Chefinnen in der Warteschleife
Von Ulla Grünbacher
Die Frau, die das erlebt, muss erst geboren werden: Der Anteil an weiblichen Führungskräften steigt im Schneckentempo, Gleichstellung gibt es noch lange nicht. Nur 13 Prozent der weltweiten Top-Unternehmen erwarten in den kommenden fünf Jahren einen deutlichen Anstieg des Frauenanteils in der Führungsetage. Das zeigt eine Umfrage des Beratungsunternehmens EY unter 350 Führungskräften in 51 Ländern.

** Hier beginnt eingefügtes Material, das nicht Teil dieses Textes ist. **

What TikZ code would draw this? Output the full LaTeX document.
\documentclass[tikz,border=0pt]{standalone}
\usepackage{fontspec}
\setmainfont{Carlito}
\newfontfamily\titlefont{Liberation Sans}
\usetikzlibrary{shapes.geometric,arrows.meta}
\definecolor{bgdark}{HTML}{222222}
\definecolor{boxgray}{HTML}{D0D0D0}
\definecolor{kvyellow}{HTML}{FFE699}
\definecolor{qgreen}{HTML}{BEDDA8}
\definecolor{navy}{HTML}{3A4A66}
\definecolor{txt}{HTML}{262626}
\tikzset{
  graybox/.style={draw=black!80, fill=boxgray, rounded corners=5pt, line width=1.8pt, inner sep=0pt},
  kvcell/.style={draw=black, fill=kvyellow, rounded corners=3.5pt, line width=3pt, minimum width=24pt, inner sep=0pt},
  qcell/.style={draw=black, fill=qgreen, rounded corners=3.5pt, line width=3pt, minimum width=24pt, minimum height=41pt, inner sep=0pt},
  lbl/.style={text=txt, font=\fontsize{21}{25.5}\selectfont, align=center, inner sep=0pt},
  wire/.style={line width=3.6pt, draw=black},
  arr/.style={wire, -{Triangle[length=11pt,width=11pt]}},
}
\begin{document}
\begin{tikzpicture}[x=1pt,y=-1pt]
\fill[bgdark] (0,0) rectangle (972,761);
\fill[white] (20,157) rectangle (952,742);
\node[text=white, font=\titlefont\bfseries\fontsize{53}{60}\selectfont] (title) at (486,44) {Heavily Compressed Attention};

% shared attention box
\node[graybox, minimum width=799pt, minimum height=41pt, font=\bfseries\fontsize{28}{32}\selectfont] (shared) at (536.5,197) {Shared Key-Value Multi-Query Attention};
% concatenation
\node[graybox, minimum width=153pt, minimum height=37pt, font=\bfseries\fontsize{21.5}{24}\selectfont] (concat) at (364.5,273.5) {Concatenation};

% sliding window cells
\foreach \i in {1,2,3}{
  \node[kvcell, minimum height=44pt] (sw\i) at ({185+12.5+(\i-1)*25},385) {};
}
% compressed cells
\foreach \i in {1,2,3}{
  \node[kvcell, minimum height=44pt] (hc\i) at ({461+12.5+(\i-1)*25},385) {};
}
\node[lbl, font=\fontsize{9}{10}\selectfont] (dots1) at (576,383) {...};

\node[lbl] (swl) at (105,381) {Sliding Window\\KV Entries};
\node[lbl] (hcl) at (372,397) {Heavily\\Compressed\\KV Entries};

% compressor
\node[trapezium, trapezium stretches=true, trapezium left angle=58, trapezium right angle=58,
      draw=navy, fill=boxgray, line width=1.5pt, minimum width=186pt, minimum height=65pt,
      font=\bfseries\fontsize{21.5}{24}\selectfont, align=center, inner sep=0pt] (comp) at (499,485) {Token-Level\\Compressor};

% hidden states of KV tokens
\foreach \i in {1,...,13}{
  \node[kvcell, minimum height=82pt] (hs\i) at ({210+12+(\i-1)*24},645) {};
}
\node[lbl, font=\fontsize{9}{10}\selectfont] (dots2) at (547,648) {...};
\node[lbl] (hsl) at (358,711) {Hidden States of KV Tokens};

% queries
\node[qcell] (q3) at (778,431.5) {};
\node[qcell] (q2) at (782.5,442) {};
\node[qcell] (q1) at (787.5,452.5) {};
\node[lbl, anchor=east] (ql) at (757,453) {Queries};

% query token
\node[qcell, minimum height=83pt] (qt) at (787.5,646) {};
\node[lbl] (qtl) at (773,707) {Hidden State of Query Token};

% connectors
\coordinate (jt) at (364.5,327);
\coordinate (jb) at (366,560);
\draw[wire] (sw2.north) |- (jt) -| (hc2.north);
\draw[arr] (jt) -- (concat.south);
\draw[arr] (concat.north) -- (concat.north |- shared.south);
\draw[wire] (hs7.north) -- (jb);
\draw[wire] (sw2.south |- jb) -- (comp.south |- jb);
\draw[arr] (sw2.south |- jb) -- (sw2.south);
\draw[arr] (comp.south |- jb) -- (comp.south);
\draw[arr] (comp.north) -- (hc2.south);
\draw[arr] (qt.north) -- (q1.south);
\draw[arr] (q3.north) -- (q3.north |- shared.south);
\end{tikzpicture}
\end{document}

Das Ergebnis zeigt auch, dass die Probleme hausgemacht sind: Gerade einmal 18 Prozent der Unternehmen verfügen über Programme, um Frauen zu fördern. Nicht einmal die Hälfte der Unternehmen definieren Messgrößen, um die Fortschritte von Frauen auf ihrem Karriereweg zu verfolgen. Und nur jedes fünfte Unternehmen verfügt über Programme zur Weiterentwicklung von Mitarbeiterinnen. Überdurchschnittlich viele Förderprogramme gibt es im Bankensektor – 27 Prozent der Befragten rechnen mit mehr Frauen an der Spitze – gefolgt von der Automobilbranche. Schlusslicht ist die Versicherungswirtschaft, nur sechs Prozent rechnen in diesem Bereich mit einer diesbezüglichen Veränderung.
Eine Prognose
Eine Prognose des World Economic Forum geht sogar von 117 Jahren bis zum Erreichen von Geschlechterparität aus. "Wir brauchen Quoten in der Privatwirtschaft. Wir können nicht hundert Jahre warten, bis die Gleichstellung erreicht ist", kommentiert SP-Bundesfrauenvorsitzende Gabriele Heinisch-Hosek das Ergebnis der EY-Umfrage. Der Anteil der Frauen, die der Bund in staatsnahe Unternehmen entsendet, ist in den vergangenen Jahren deutlich gestiegen und liegt bei 38 Prozent. Doch in der Privatwirtschaft schaut es anders aus. Die jüngste Untersuchung der Arbeiterkammer sieht nur knapp über sieben Prozent der Chefposten in Österreich in weiblicher Hand. Der Anteil steigt langsam. "Ein ausgewogenes Geschlechterverhältnis ist eine wirtschaftliche Notwendigkeit. Unsere Umfrage hat aber gezeigt, dass die größten Unternehmen in den wichtigsten Branchen weit davon entfernt sind, die Vorteile beider Geschlechter zu nutzen", sagt Bruno Chiomento, CEO von EY Schweiz. Die EU hat es sich zur Aufgabe gemacht, den Trend zumindest zu beschleunigen: Bis 2020 soll es in allen EU-Ländern eine verpflichtende Frauenquote von 40 Prozent in Aufsichtsräten geben.
Die Ursachen für das Ungleichgewicht hängen von der Perspektive ab. Frauen machen die Bevorzugung männlicher Kandidaten und den unternehmenskulturell verfestigten Mangel an Unterstützung dafür verantwortlich (je 28 Prozent), gefolgt von der mangelnden Vereinbarkeit von Kindern und Karriere als Ursache. Männliche Chefs sehen die Sache anders. Für 43 Prozent der Befragten scheitert es an geeigneten Kandidatinnen, bei den Frauen sehen das hingegen lediglich sieben Prozent so.